Everything from the line with "Give me the TikZ source for this diagram." down to the line with "(fullinc.north) -- (amuse.195);" below must be printed exactly, those two lines included. Exclude pictures.

#### RECORDS

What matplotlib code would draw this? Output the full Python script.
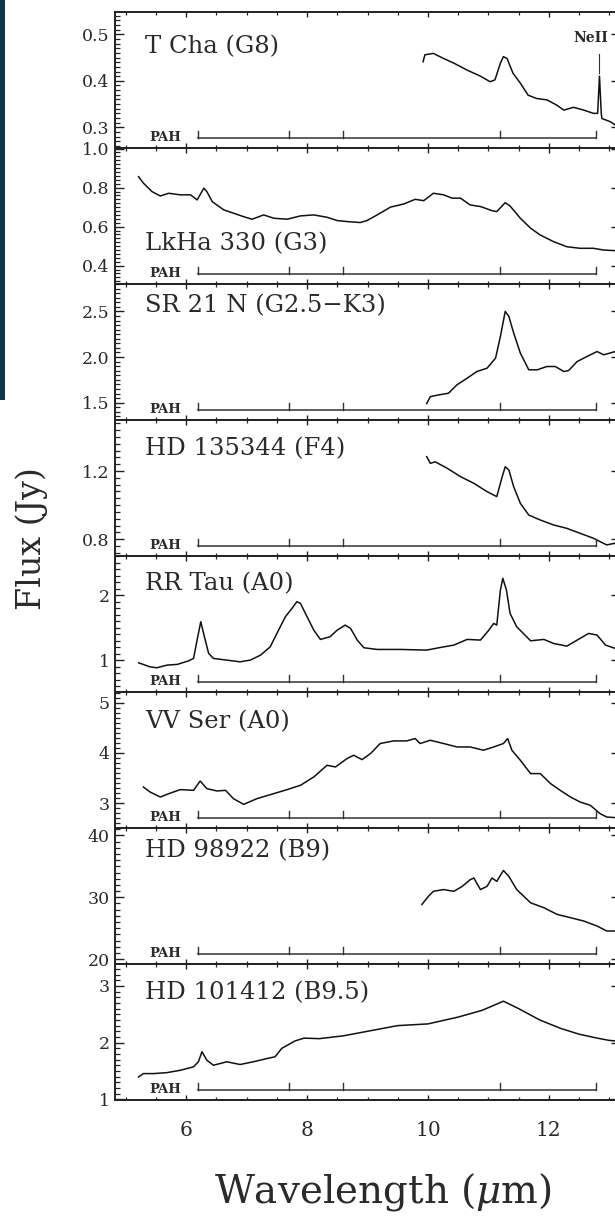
import matplotlib
matplotlib.use('Agg')
import matplotlib.pyplot as plt
from matplotlib.ticker import MultipleLocator, FormatStrFormatter
import matplotlib.transforms as mtransforms
from matplotlib.patches import Rectangle

plt.rcParams['font.family'] = ['DejaVu Serif']
plt.rcParams['mathtext.fontset'] = 'dejavuserif'

# ---------------- data ----------------
tcha_wl = [9.92, 9.95, 10.09, 10.26, 10.43, 10.65, 10.87, 11.03, 11.11, 11.20, 11.25, 11.31, 11.41,
           11.53, 11.66, 11.80, 11.97, 12.13, 12.25, 12.41, 12.58, 12.74, 12.81, 12.84, 12.87, 12.88, 13.02, 13.10, 13.2]
tcha_fx = [0.441, 0.456, 0.459, 0.448, 0.438, 0.423, 0.410, 0.398, 0.402, 0.438, 0.452, 0.448, 0.416,
           0.395, 0.369, 0.362, 0.359, 0.348, 0.337, 0.343, 0.337, 0.330, 0.330, 0.410, 0.330, 0.319, 0.312, 0.305, 0.300]

lkha_wl = [5.21, 5.29, 5.43, 5.57, 5.71, 5.90, 6.07, 6.18, 6.29, 6.34, 6.43, 6.62, 6.78, 6.95, 7.09, 7.28,
           7.45, 7.67, 7.89, 8.11, 8.33, 8.50, 8.66, 8.88, 8.99, 9.16, 9.38, 9.60, 9.79, 9.93, 10.09, 10.26,
           10.40, 10.54, 10.70, 10.87, 11.06, 11.14, 11.28, 11.36, 11.53, 11.70, 11.86, 12.08, 12.30, 12.52,
           12.74, 12.91, 13.10, 13.2]
lkha_fx = [0.856, 0.823, 0.780, 0.757, 0.771, 0.763, 0.763, 0.737, 0.797, 0.780, 0.728, 0.686, 0.669, 0.651,
           0.638, 0.660, 0.643, 0.638, 0.655, 0.660, 0.648, 0.631, 0.626, 0.621, 0.631, 0.660, 0.700, 0.716,
           0.740, 0.733, 0.771, 0.763, 0.746, 0.746, 0.711, 0.703, 0.682, 0.677, 0.723, 0.706, 0.643, 0.592,
           0.557, 0.523, 0.497, 0.489, 0.489, 0.480, 0.477, 0.475]

sr21_wl = [9.98, 10.04, 10.18, 10.34, 10.48, 10.65, 10.81, 10.98, 11.12, 11.20, 11.28, 11.34, 11.42, 11.53,
           11.67, 11.81, 11.97, 12.11, 12.25, 12.33, 12.47, 12.63, 12.80, 12.91, 13.10, 13.2]
sr21_fx = [1.49, 1.566, 1.585, 1.603, 1.695, 1.768, 1.841, 1.878, 1.988, 2.225, 2.50, 2.445, 2.263, 2.043,
           1.86, 1.86, 1.896, 1.896, 1.841, 1.852, 1.95, 2.005, 2.06, 2.024, 2.06, 2.07]

hd135_wl = [9.98, 10.04, 10.12, 10.32, 10.54, 10.76, 10.98, 11.14, 11.23, 11.28, 11.34, 11.42, 11.53, 11.67,
            11.86, 12.08, 12.30, 12.52, 12.74, 12.96, 13.10, 13.2]
hd135_fx = [1.284, 1.245, 1.254, 1.216, 1.167, 1.128, 1.079, 1.05, 1.167, 1.225, 1.206, 1.108, 1.011, 0.942,
            0.913, 0.884, 0.864, 0.835, 0.806, 0.767, 0.777, 0.77]

rrtau_wl = [5.21, 5.40, 5.51, 5.68, 5.85, 6.04, 6.12, 6.19, 6.24, 6.30, 6.37, 6.45, 6.67, 6.89, 7.06, 7.23,
            7.39, 7.50, 7.64, 7.75, 7.83, 7.89, 8.00, 8.11, 8.22, 8.38, 8.50, 8.63, 8.72, 8.83, 8.94, 9.16,
            9.54, 9.98, 10.21, 10.43, 10.65, 10.87, 11.01, 11.09, 11.14, 11.20, 11.24, 11.30, 11.36, 11.47,
            11.58, 11.70, 11.92, 12.08, 12.30, 12.52, 12.66, 12.80, 12.94, 13.10, 13.2]
rrtau_fx = [0.959, 0.897, 0.882, 0.923, 0.934, 0.989, 1.026, 1.359, 1.59, 1.359, 1.103, 1.026, 1.0, 0.974,
            1.0, 1.077, 1.205, 1.41, 1.666, 1.795, 1.897, 1.872, 1.666, 1.462, 1.318, 1.359, 1.462, 1.538,
            1.487, 1.308, 1.19, 1.164, 1.164, 1.154, 1.195, 1.231, 1.318, 1.308, 1.462, 1.565, 1.538, 2.077,
            2.257, 2.077, 1.718, 1.513, 1.41, 1.297, 1.318, 1.256, 1.215, 1.334, 1.41, 1.385, 1.231, 1.18, 1.17]

vvser_wl = [5.29, 5.40, 5.57, 5.74, 5.90, 6.12, 6.23, 6.34, 6.51, 6.65, 6.78, 6.95, 7.17, 7.45, 7.67, 7.89,
            8.11, 8.33, 8.47, 8.66, 8.77, 8.91, 9.05, 9.21, 9.43, 9.65, 9.79, 9.87, 10.04, 10.26, 10.48,
            10.70, 10.92, 11.09, 11.25, 11.32, 11.39, 11.53, 11.70, 11.86, 12.03, 12.19, 12.36, 12.52, 12.69,
            12.85, 12.96, 13.10, 13.2]
vvser_fx = [3.324, 3.225, 3.125, 3.205, 3.272, 3.258, 3.443, 3.292, 3.245, 3.258, 3.093, 2.98, 3.093, 3.193,
            3.272, 3.358, 3.523, 3.755, 3.722, 3.888, 3.954, 3.868, 3.988, 4.187, 4.239, 4.239, 4.286, 4.187,
            4.252, 4.187, 4.119, 4.119, 4.054, 4.119, 4.187, 4.286, 4.054, 3.855, 3.59, 3.59, 3.392, 3.258,
            3.125, 3.026, 2.96, 2.795, 2.728, 2.716, 2.70]

hd989_wl = [9.90, 10.01, 10.09, 10.26, 10.43, 10.57, 10.70, 10.76, 10.87, 10.98, 11.06, 11.14, 11.25, 11.34,
            11.47, 11.70, 11.92, 12.14, 12.36, 12.58, 12.80, 12.96, 13.10, 13.2]
hd989_fx = [28.83, 30.16, 30.96, 31.24, 30.96, 31.77, 32.84, 33.11, 31.24, 31.77, 33.11, 32.57, 34.33, 33.37,
            31.24, 29.1, 28.3, 27.22, 26.69, 26.15, 25.35, 24.54, 24.54, 24.4]

hd101_wl = [5.21, 5.29, 5.46, 5.68, 5.90, 6.12, 6.20, 6.26, 6.34, 6.45, 6.67, 6.89, 7.11, 7.34, 7.47, 7.58,
            7.80, 7.95, 8.20, 8.60, 9.00, 9.50, 10.00, 10.50, 10.90, 11.25, 11.50, 11.85, 12.20, 12.50,
            12.80, 13.00, 13.2]
hd101_fx = [1.396, 1.455, 1.455, 1.472, 1.513, 1.574, 1.663, 1.84, 1.691, 1.602, 1.663, 1.615, 1.663, 1.721,
            1.751, 1.899, 2.03, 2.08, 2.07, 2.12, 2.20, 2.30, 2.33, 2.45, 2.57, 2.73, 2.60, 2.40, 2.25, 2.15,
            2.08, 2.04, 2.02]

star_names = ['T Cha (G8)', 'LkHa 330 (G3)', 'SR 21 N (G2.5\u2212K3)', 'HD 135344 (F4)',
              'RR Tau (A0)', 'VV Ser (A0)', 'HD 98922 (B9)', 'HD 101412 (B9.5)']
spectra = [(tcha_wl, tcha_fx), (lkha_wl, lkha_fx), (sr21_wl, sr21_fx), (hd135_wl, hd135_fx),
           (rrtau_wl, rrtau_fx), (vvser_wl, vvser_fx), (hd989_wl, hd989_fx), (hd101_wl, hd101_fx)]

pah_bands = [6.2, 7.7, 8.6, 11.2, 12.78]
neii_wl = 12.84
neii_marker = [0.458, 0.416]

# ---------------- layout ----------------
W, H = 615, 1217
fig = plt.figure(figsize=(W / 100, H / 100), dpi=100)
fig.patch.set_facecolor('white')

# dark strip at the left edge of the original slide
fig.patches.append(Rectangle((0, 1 - 400 / H), 5 / W, 400 / H, transform=fig.transFigure,
                             facecolor='#0f3747', edgecolor='none', zorder=0))

left_px, right_px = 115, 620
top_px, panel_px = 12, 136

ylims = [(0.2555, 0.548), (0.306, 1.003), (1.31, 2.80), (0.702, 1.499),
         (0.51, 2.60), (2.51, 5.21), (19.2, 41.2), (0.99, 3.385)]
ymaj = [0.1, 0.2, 0.5, 0.4, 1, 1, 10, 1]
ymin = [0.01, 0.02, 0.05, 0.04, 0.1, 0.1, 1, 0.1]
yfmt = ['%.1f', '%.1f', '%.1f', '%.1f', '%d', '%d', '%d', '%d']
label_base = [41, None, 28, 35, 34, 36, 29, 35]  # px below panel top

txtc = '#2a2a2a'
for i in range(8):
    y0 = top_px + panel_px * (i + 1)
    ax = fig.add_axes([left_px / W, 1 - y0 / H, (right_px - left_px) / W, panel_px / H])
    wl, fx = spectra[i]
    ax.plot(wl, fx, color='#111111', lw=1.1)
    ax.set_xlim(4.82, 13.18)
    ax.set_ylim(*ylims[i])
    ax.xaxis.set_major_locator(MultipleLocator(2))
    ax.xaxis.set_minor_locator(MultipleLocator(0.5))
    ax.yaxis.set_major_locator(MultipleLocator(ymaj[i]))
    ax.yaxis.set_minor_locator(MultipleLocator(ymin[i]))
    ax.yaxis.set_major_formatter(FormatStrFormatter(yfmt[i]))
    ax.tick_params(which='both', direction='in', top=True, right=True, colors='#222222',
                   labelcolor=txtc)
    ax.tick_params(axis='y', which='major', length=6.5, width=1.0, labelsize=12.5, pad=4)
    ax.tick_params(axis='y', which='minor', length=3.6, width=0.9)
    ax.tick_params(axis='x', which='major', length=3.6, width=1.0, labelsize=14.5, pad=15)
    ax.tick_params(axis='x', which='minor', length=2.2, width=0.9)
    if i < 7:
        ax.tick_params(axis='x', labelbottom=False)
    for s in ax.spines.values():
        s.set_linewidth(1.4)
        s.set_color('#222222')

    trans = mtransforms.blended_transform_factory(ax.transData, ax.transAxes)
    by, th = 10 / panel_px, 7 / panel_px
    ax.plot([pah_bands[0], pah_bands[-1]], [by, by], transform=trans, color='#333333', lw=1.1)
    for b in pah_bands:
        ax.plot([b, b], [by, by + th], transform=trans, color='#333333', lw=1.0)
    ax.text(5.39, 7 / panel_px, 'PAH', transform=trans, fontsize=9.5, fontweight='bold',
            color=txtc, va='baseline', ha='left')

    if label_base[i] is None:
        ty = 34 / panel_px
    else:
        ty = 1 - label_base[i] / panel_px
    ax.text(5.32, ty, star_names[i], transform=trans, fontsize=17.5, color=txtc,
            va='baseline', ha='left')

    if i == 0:
        ax.plot([neii_wl, neii_wl], neii_marker, color='#333333', lw=0.8)
        ax.text(12.70, 0.492, 'NeII', fontsize=10, fontweight='bold', color=txtc,
                ha='center', va='center')

fig.text(32 / W, 1 - 539 / H, 'Flux (Jy)', rotation=90, fontsize=24, color=txtc,
         ha='center', va='center')
fig.text(383 / W, 1 - 1192 / H, r'Wavelength ($\mu$m)', fontsize=28, color=txtc,
         ha='center', va='center')

fig.savefig('out.png', dpi=100)
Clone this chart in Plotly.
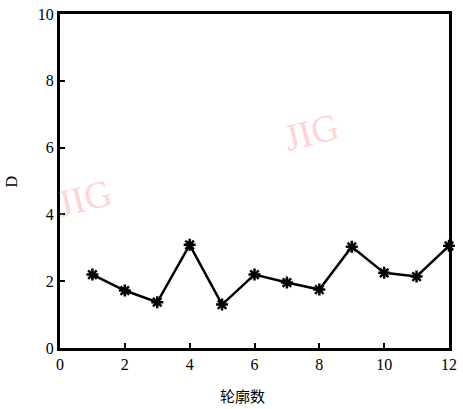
import plotly.graph_objects as go

contours = [1, 2, 3, 4, 5, 6, 7, 8, 9, 10, 11, 12]
D_values = [2.2, 1.72, 1.37, 3.09, 1.3, 2.2, 1.96, 1.75, 3.03, 2.25, 2.14, 3.06]
x_ticks = [0, 2, 4, 6, 8, 10, 12]
y_ticks = [0, 2, 4, 6, 8, 10]

fig = go.Figure()
fig.add_trace(go.Scatter(
    x=contours, y=D_values, mode="lines+markers",
    line=dict(color="black", width=2.5),
    marker=dict(symbol="asterisk", size=10, color="black",
                line=dict(color="black", width=2.5)),
    showlegend=False, cliponaxis=False,
))

axis_common = dict(
    showline=True, linecolor="black", linewidth=3, mirror=True,
    ticks="inside", ticklen=5, tickwidth=2, tickcolor="black",
    showgrid=False, zeroline=False,
    tickfont=dict(family="Liberation Serif", size=16, color="black"),
)

fig.update_layout(
    width=463, height=409,
    margin=dict(l=60, r=6, t=11, b=61),
    paper_bgcolor="white", plot_bgcolor="white",
    xaxis=dict(range=[0, 12], tickvals=x_ticks, **axis_common),
    yaxis=dict(range=[0, 10], tickvals=y_ticks, **axis_common),
    annotations=[
        dict(text="轮廓数", x=0.47, xref="paper", y=-0.142, yref="paper",
             xanchor="center", yanchor="middle", showarrow=False,
             font=dict(family="Noto Sans CJK SC", size=15, color="black")),
        dict(text="D", x=-0.125, xref="paper", y=0.5, yref="paper",
             xanchor="center", yanchor="middle", showarrow=False, textangle=-90,
             font=dict(family="Liberation Serif", size=16, color="black")),
        dict(text="JIG", x=0.063, xref="paper", y=0.448, yref="paper",
             xanchor="center", yanchor="middle",
             showarrow=False, textangle=-14,
             font=dict(family="Liberation Serif", size=38, color="rgba(255,170,170,0.5)")),
        dict(text="JIG", x=0.646, xref="paper", y=0.647, yref="paper",
             xanchor="center", yanchor="middle",
             showarrow=False, textangle=-14,
             font=dict(family="Liberation Serif", size=38, color="rgba(255,170,170,0.5)")),
    ],
)

fig.write_html("out.html", config={"displayModeBar": False},
               post_script="document.body.style.margin='0';document.body.style.padding='0';")
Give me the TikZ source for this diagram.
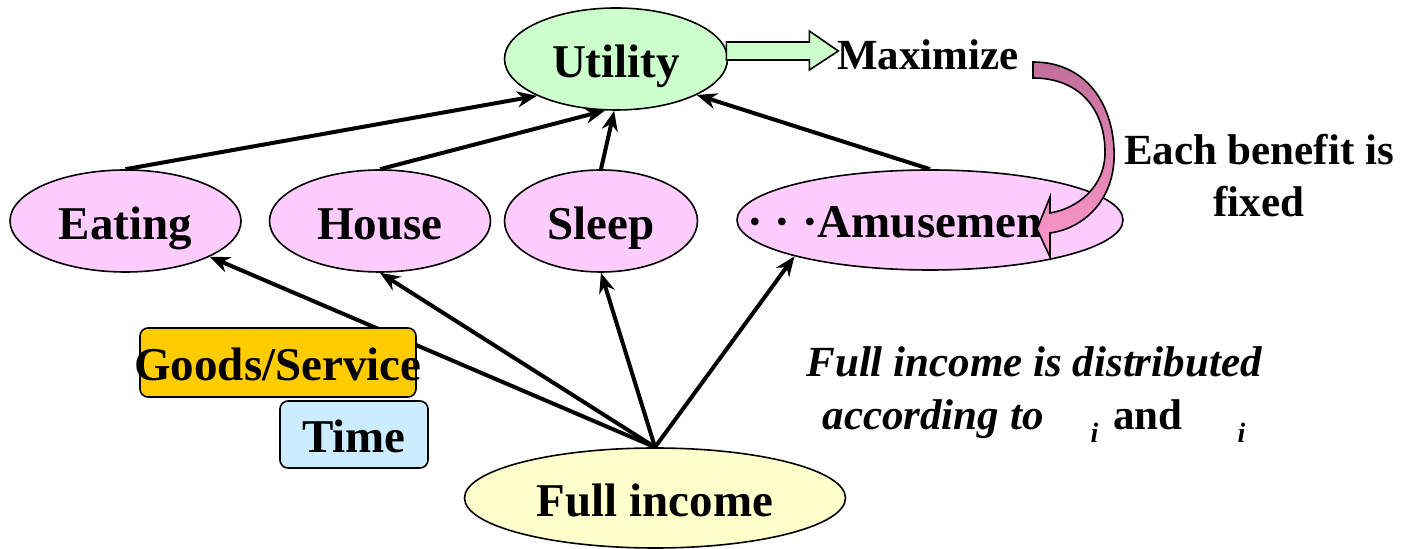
\documentclass[tikz,border=0pt]{standalone}
\usepackage{fontspec}
\setmainfont{Liberation Serif}
\usepackage{tikz}
\usetikzlibrary{shapes.geometric,arrows.meta}

\definecolor{pinkfill}{HTML}{FFCCFF}
\definecolor{greenfill}{HTML}{CCFFCC}
\definecolor{yellowfill}{HTML}{FFFFCC}
\definecolor{goldfill}{HTML}{FFCC00}
\definecolor{bluefill}{HTML}{CCECFF}
\definecolor{curvetop}{HTML}{C06E9A}
\definecolor{curvebot}{HTML}{FF99CC}

\newcommand{\bigtext}{\fontsize{23.5}{26}\selectfont\bfseries}
\newcommand{\subi}{\raisebox{-6.5pt}{\fontsize{14}{14}\selectfont\bfseries\itshape i}}

\tikzset{
  benefit/.style={ellipse, draw=black, line width=0.8pt, fill=pinkfill, inner sep=0pt,
    text height=23pt, text depth=4pt, font=\bigtext, minimum height=51pt},
  flow/.style={line width=2pt, -{Stealth[length=10pt,width=8pt]}},
  tagbox/.style={rectangle, rounded corners=4pt, draw=black, line width=0.8pt, inner sep=0pt,
    font=\bigtext, text height=22pt, text depth=4pt},
  plain/.style={inner sep=0pt, anchor=base}
}

\begin{document}
\begin{tikzpicture}[x=0.5pt,y=-0.5pt]
\useasboundingbox (0,0) rectangle (1403,549);

\node[benefit, fill=greenfill, minimum width=111.5pt] (utility) at (616,59) {Utility};
\node[benefit, minimum width=115.5pt] (eating) at (125.5,221) {Eating};
\node[benefit, minimum width=110.5pt] (house) at (380,221) {House};
\node[benefit, minimum width=96.5pt] (sleep) at (601,221) {Sleep};
\node[benefit, minimum width=193pt, minimum height=50pt] (amuse) at (930,220) {};
\node[plain, anchor=base west, font=\bigtext] (amusetxt) at (747,238) {· · ·Amusemen};
\node[benefit, fill=yellowfill, minimum width=190.5pt, minimum height=50pt] (fullinc) at (655,498) {Full income};

% benefits to utility
\draw[flow] (eating.north) -- (utility.205);
\draw[flow] (house.north) -- (utility.258);
\draw[flow] (sleep.north) -- (utility.268);
\draw[flow] (amuse.north) -- (utility.336);

% full income to benefits
\draw[flow] (fullinc.north) -- (eating.337);
\draw[flow] (fullinc.north) -- (house.south);
\draw[flow] (fullinc.north) -- (sleep.south);
\draw[flow] (fullinc.north) -- (amuse.195);

\node[tagbox, fill=goldfill, minimum width=138pt, minimum height=34.5pt] (goods) at (278,362.5) {\makebox[100pt]{Goods/Service}};
\node[tagbox, fill=bluefill, minimum width=74pt, minimum height=33.5pt] (time) at (354,434.5) {Time};

\filldraw[fill=greenfill, draw=black, line width=0.8pt] (utility.east) ++(-2,-17) -- ++(83,0) -- ++(0,-11)
  -- ++(29,20) -- ++(-29,19) -- ++(0,-10) -- ++(-83,0) -- cycle;
\node[plain, font=\fontsize{21.5}{24}\selectfont\bfseries] (maximize) at (928,70) {Maximize};

\draw[top color=curvetop, bottom color=curvebot, line width=0.8pt] (1033,62)
  .. controls (1090,62) and (1116,110) .. (1114,160)
  .. controls (1112,200) and (1085,228) .. (1050,233) -- (1050,257) -- (1037,229) -- (1050,197) -- (1050,213)
  .. controls (1080,208) and (1104,185) .. (1105,155)
  .. controls (1106,110) and (1080,78) .. (1033,78) -- cycle;
\node[plain, align=center, font=\fontsize{21.5}{26}\selectfont\bfseries] (fixed) at (1259,217) {Each benefit is\\fixed};

\node[plain, align=center, font=\fontsize{21.5}{26.5}\selectfont\bfseries\itshape] (distrib) at (1034,430)
  {Full income is distributed\\according to\hspace{23.5pt}\subi\hspace{7.5pt}\textup{and}\hspace{27.5pt}\subi};
\end{tikzpicture}
\end{document}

########

### EXERCISE RESPONSE
Give me the TikZ source for this diagram.
\documentclass[tikz,border=0pt]{standalone}
\usepackage{fontspec}
\setmainfont{Liberation Serif}
\usepackage{tikz}
\usetikzlibrary{shapes.geometric,arrows.meta}

\definecolor{pinkfill}{HTML}{FFCCFF}
\definecolor{greenfill}{HTML}{CCFFCC}
\definecolor{yellowfill}{HTML}{FFFFCC}
\definecolor{goldfill}{HTML}{FFCC00}
\definecolor{bluefill}{HTML}{CCECFF}
\definecolor{curvetop}{HTML}{C06E9A}
\definecolor{curvebot}{HTML}{FF99CC}

\newcommand{\bigtext}{\fontsize{23.5}{26}\selectfont\bfseries}
\newcommand{\subi}{\raisebox{-6.5pt}{\fontsize{14}{14}\selectfont\bfseries\itshape i}}

\tikzset{
  benefit/.style={ellipse, draw=black, line width=0.8pt, fill=pinkfill, inner sep=0pt,
    text height=23pt, text depth=4pt, font=\bigtext, minimum height=51pt},
  flow/.style={line width=2pt, -{Stealth[length=10pt,width=8pt]}},
  tagbox/.style={rectangle, rounded corners=4pt, draw=black, line width=0.8pt, inner sep=0pt,
    font=\bigtext, text height=22pt, text depth=4pt},
  plain/.style={inner sep=0pt, anchor=base}
}

\begin{document}
\begin{tikzpicture}[x=0.5pt,y=-0.5pt]
\useasboundingbox (0,0) rectangle (1403,549);

\node[benefit, fill=greenfill, minimum width=111.5pt] (utility) at (616,59) {Utility};
\node[benefit, minimum width=115.5pt] (eating) at (125.5,221) {Eating};
\node[benefit, minimum width=110.5pt] (house) at (380,221) {House};
\node[benefit, minimum width=96.5pt] (sleep) at (601,221) {Sleep};
\node[benefit, minimum width=193pt, minimum height=50pt] (amuse) at (930,220) {};
\node[plain, anchor=base west, font=\bigtext] (amusetxt) at (747,238) {· · ·Amusemen};
\node[benefit, fill=yellowfill, minimum width=190.5pt, minimum height=50pt] (fullinc) at (655,498) {Full income};

% benefits to utility
\draw[flow] (eating.north) -- (utility.205);
\draw[flow] (house.north) -- (utility.258);
\draw[flow] (sleep.north) -- (utility.268);
\draw[flow] (amuse.north) -- (utility.336);

% full income to benefits
\draw[flow] (fullinc.north) -- (eating.337);
\draw[flow] (fullinc.north) -- (house.south);
\draw[flow] (fullinc.north) -- (sleep.south);
\draw[flow] (fullinc.north) -- (amuse.195);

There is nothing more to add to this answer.